- **TASK INSTRUCTIONS**:
Count lines with the string "matplotlib" in them. State the number alone.

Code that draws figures
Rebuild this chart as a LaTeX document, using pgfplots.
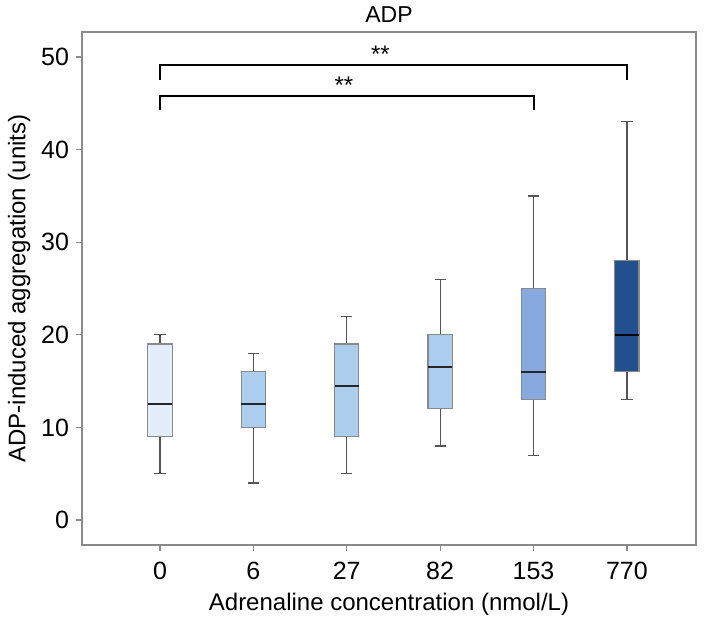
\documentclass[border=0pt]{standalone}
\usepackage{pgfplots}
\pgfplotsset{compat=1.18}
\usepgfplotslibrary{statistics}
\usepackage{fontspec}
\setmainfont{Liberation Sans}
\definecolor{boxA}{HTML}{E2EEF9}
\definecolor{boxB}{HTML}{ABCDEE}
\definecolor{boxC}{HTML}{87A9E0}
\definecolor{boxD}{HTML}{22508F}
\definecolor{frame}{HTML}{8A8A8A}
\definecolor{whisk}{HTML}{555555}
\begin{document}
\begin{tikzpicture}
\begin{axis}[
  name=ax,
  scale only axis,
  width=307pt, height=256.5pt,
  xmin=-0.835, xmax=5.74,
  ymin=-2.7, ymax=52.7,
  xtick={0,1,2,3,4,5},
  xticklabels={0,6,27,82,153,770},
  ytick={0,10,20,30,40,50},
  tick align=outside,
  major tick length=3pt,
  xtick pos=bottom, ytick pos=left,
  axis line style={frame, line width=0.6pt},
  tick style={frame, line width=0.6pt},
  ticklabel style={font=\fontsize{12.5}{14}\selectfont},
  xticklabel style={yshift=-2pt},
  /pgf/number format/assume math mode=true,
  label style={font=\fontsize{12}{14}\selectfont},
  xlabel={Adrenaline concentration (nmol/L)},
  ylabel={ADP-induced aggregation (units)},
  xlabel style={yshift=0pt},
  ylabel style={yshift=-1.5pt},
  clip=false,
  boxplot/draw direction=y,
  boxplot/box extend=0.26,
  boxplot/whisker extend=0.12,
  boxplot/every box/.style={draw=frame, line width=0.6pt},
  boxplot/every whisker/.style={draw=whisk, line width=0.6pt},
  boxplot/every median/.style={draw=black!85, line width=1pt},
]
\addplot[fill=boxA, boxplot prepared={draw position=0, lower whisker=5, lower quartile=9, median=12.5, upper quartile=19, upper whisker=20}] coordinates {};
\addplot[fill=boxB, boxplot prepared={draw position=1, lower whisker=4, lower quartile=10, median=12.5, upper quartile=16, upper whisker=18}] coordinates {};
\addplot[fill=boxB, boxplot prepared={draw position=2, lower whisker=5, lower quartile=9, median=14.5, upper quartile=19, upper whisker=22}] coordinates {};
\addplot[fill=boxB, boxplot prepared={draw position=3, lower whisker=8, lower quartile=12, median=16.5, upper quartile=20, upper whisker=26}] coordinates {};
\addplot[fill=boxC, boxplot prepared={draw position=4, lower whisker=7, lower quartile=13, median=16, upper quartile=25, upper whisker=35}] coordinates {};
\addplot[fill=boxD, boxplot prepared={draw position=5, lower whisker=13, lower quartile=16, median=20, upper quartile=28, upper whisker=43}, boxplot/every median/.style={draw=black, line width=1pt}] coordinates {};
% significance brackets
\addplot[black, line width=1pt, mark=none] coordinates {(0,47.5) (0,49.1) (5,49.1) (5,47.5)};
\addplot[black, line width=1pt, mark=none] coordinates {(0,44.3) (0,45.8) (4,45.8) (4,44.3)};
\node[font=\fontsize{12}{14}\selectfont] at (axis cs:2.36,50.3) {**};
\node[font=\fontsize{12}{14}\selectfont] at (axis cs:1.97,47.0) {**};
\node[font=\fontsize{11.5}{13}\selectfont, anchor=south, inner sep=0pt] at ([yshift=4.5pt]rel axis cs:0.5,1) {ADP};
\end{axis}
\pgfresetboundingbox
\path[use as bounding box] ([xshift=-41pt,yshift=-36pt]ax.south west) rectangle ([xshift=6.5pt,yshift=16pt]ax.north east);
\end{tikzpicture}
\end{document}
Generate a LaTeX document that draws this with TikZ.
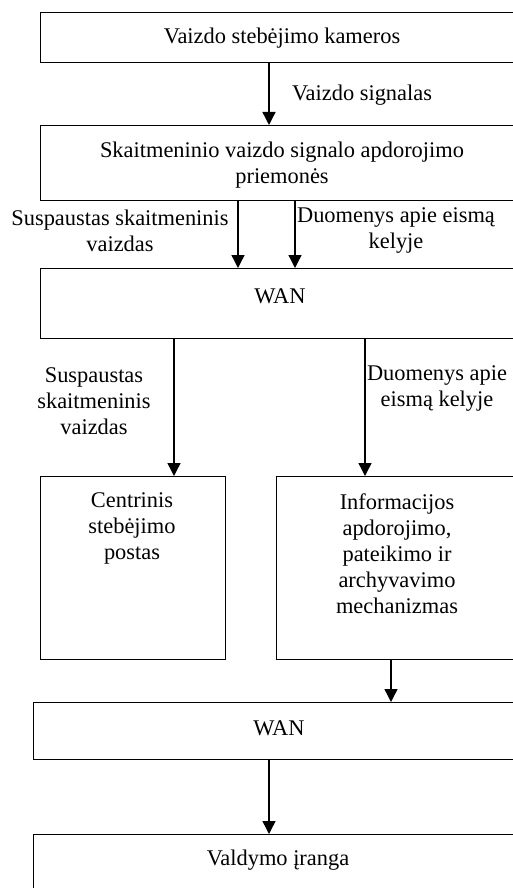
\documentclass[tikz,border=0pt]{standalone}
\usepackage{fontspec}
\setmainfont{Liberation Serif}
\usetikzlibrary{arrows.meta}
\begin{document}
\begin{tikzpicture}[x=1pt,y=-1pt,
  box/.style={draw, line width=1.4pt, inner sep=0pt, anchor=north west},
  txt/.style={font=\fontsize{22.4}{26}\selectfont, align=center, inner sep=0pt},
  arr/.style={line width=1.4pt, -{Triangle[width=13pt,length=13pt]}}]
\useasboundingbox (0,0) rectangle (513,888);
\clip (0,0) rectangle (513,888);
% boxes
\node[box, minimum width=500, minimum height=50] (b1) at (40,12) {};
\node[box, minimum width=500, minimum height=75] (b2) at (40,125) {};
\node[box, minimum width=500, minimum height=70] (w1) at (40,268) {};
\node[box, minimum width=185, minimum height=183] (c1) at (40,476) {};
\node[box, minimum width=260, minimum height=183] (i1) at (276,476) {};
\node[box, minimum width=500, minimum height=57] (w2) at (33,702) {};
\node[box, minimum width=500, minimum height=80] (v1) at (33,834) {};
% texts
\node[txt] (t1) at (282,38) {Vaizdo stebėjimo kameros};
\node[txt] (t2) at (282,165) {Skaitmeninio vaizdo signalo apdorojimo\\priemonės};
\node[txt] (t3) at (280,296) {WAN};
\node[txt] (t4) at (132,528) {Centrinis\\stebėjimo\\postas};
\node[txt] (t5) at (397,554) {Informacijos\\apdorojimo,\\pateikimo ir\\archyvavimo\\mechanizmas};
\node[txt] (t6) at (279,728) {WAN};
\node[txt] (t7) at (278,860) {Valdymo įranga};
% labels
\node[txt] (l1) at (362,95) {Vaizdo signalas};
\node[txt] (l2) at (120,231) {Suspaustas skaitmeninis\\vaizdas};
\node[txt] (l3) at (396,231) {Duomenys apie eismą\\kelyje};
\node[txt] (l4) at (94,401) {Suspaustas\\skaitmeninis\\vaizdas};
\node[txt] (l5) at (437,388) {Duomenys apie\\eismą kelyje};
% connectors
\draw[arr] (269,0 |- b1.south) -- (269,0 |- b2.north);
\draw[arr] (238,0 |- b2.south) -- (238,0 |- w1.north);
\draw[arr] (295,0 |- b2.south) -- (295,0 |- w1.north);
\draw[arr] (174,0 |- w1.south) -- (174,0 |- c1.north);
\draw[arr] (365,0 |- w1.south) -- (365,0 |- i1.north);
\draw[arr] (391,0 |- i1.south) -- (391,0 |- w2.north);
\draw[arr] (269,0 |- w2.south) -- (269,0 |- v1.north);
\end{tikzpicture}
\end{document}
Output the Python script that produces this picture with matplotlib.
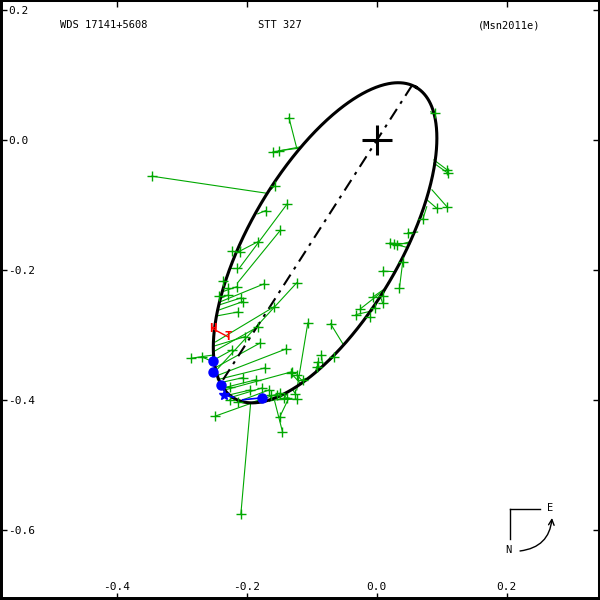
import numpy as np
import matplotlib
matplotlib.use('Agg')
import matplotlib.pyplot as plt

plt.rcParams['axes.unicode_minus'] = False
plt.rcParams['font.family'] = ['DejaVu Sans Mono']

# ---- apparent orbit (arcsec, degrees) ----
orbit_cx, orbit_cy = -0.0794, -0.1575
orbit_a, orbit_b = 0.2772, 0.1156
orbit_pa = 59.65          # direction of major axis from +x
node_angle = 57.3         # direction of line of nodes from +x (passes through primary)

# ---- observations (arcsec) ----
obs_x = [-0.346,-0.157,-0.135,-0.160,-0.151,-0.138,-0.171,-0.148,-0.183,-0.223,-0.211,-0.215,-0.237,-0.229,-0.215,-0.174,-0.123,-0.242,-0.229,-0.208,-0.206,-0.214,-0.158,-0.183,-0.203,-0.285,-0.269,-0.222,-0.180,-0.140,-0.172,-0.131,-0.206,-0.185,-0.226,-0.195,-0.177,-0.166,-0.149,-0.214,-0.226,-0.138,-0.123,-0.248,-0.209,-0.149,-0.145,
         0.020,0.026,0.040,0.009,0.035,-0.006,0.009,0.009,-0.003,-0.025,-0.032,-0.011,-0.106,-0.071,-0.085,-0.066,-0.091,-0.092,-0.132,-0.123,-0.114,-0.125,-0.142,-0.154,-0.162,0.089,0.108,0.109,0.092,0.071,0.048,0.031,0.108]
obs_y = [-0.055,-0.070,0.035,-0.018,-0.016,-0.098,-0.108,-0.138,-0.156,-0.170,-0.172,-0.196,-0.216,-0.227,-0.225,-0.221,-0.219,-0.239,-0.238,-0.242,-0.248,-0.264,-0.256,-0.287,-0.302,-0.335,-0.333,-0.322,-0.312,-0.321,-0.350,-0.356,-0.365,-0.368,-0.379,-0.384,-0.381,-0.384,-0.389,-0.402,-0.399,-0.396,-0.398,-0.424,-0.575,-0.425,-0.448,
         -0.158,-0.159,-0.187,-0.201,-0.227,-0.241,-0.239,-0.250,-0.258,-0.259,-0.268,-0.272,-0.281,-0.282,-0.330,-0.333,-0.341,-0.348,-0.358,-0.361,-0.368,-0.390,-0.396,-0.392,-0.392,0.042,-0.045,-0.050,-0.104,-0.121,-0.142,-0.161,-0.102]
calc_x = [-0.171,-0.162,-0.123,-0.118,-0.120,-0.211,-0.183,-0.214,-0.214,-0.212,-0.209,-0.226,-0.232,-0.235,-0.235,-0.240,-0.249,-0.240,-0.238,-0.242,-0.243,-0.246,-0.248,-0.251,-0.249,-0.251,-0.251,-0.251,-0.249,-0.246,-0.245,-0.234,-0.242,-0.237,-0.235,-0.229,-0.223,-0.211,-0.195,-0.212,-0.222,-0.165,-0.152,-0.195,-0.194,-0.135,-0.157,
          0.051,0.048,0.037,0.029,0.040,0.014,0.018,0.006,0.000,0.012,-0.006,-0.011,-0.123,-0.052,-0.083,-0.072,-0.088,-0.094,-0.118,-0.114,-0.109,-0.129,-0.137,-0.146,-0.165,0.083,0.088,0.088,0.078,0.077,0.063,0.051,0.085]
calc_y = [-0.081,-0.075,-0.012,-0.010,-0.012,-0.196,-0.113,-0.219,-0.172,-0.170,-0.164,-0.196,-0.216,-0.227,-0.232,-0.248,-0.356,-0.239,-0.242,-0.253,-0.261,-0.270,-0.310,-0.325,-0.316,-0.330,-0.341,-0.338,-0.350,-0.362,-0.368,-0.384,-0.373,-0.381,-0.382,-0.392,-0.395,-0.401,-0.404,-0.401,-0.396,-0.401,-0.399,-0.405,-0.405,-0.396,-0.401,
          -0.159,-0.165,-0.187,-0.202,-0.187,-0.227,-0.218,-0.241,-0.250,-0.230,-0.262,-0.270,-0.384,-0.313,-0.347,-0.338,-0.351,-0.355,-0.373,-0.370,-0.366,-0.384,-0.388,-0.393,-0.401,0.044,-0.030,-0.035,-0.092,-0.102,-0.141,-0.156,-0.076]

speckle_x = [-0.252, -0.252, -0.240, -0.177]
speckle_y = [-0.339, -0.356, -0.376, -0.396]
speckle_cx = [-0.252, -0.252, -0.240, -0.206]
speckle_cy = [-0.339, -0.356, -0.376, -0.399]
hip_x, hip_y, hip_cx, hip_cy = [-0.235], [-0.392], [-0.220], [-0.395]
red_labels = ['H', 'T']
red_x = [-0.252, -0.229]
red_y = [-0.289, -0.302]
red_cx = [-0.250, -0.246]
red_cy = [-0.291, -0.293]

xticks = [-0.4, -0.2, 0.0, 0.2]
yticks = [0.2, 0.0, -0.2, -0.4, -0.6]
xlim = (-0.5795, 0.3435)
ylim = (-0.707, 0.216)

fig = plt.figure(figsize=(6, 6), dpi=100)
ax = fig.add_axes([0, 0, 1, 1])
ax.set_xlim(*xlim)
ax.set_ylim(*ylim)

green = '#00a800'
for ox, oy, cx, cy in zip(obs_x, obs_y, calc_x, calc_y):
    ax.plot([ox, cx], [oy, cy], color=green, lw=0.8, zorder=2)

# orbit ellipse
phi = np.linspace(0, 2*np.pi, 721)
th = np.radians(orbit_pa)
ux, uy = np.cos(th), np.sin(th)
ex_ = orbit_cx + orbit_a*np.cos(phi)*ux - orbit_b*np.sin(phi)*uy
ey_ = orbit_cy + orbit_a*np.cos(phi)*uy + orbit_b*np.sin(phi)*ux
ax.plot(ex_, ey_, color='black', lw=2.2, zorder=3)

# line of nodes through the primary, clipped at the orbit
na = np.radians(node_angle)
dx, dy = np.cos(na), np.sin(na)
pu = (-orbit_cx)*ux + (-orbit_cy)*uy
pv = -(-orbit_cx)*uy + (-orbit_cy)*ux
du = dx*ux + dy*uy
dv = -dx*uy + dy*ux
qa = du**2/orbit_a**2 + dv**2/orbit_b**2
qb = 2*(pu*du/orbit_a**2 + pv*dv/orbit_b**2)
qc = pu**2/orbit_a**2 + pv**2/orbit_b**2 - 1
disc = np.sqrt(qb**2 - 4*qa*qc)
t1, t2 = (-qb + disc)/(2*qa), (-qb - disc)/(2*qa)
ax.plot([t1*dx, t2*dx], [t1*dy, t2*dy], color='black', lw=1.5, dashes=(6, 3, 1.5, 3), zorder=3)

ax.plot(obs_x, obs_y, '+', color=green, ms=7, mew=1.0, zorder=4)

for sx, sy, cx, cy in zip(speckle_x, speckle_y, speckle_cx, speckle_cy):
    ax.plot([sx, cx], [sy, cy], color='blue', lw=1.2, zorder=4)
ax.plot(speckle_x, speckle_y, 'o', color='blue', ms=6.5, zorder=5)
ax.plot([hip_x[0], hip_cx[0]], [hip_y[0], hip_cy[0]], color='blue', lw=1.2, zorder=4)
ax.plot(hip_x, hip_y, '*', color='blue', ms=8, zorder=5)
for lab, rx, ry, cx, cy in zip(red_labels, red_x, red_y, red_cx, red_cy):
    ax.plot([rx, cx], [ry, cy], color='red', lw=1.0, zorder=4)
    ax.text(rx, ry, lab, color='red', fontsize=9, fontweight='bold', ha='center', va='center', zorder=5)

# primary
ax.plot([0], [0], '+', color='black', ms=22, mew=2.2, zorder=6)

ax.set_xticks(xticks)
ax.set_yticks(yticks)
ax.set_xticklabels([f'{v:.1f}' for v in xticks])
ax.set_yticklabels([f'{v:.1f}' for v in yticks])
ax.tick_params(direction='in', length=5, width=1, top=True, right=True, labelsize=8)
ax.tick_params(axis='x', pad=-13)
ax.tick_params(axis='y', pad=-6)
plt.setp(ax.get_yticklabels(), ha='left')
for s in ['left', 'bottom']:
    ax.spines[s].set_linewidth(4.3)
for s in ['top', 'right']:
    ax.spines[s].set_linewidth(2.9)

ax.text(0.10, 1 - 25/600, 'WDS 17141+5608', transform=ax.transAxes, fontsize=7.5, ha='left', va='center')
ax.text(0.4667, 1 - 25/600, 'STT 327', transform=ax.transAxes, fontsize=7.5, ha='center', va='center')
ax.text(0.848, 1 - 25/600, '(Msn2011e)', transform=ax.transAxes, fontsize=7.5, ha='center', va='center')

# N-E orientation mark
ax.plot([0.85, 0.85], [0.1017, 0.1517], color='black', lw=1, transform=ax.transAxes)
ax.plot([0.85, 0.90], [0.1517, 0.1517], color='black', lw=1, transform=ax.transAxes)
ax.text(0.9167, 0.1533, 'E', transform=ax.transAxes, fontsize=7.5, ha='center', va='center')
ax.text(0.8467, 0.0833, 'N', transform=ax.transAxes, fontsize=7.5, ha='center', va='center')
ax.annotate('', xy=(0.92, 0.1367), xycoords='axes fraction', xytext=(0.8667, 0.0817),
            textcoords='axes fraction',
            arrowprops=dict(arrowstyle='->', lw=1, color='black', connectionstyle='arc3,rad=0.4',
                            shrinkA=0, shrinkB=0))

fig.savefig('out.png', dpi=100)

- **TASK SOLUTION**:
4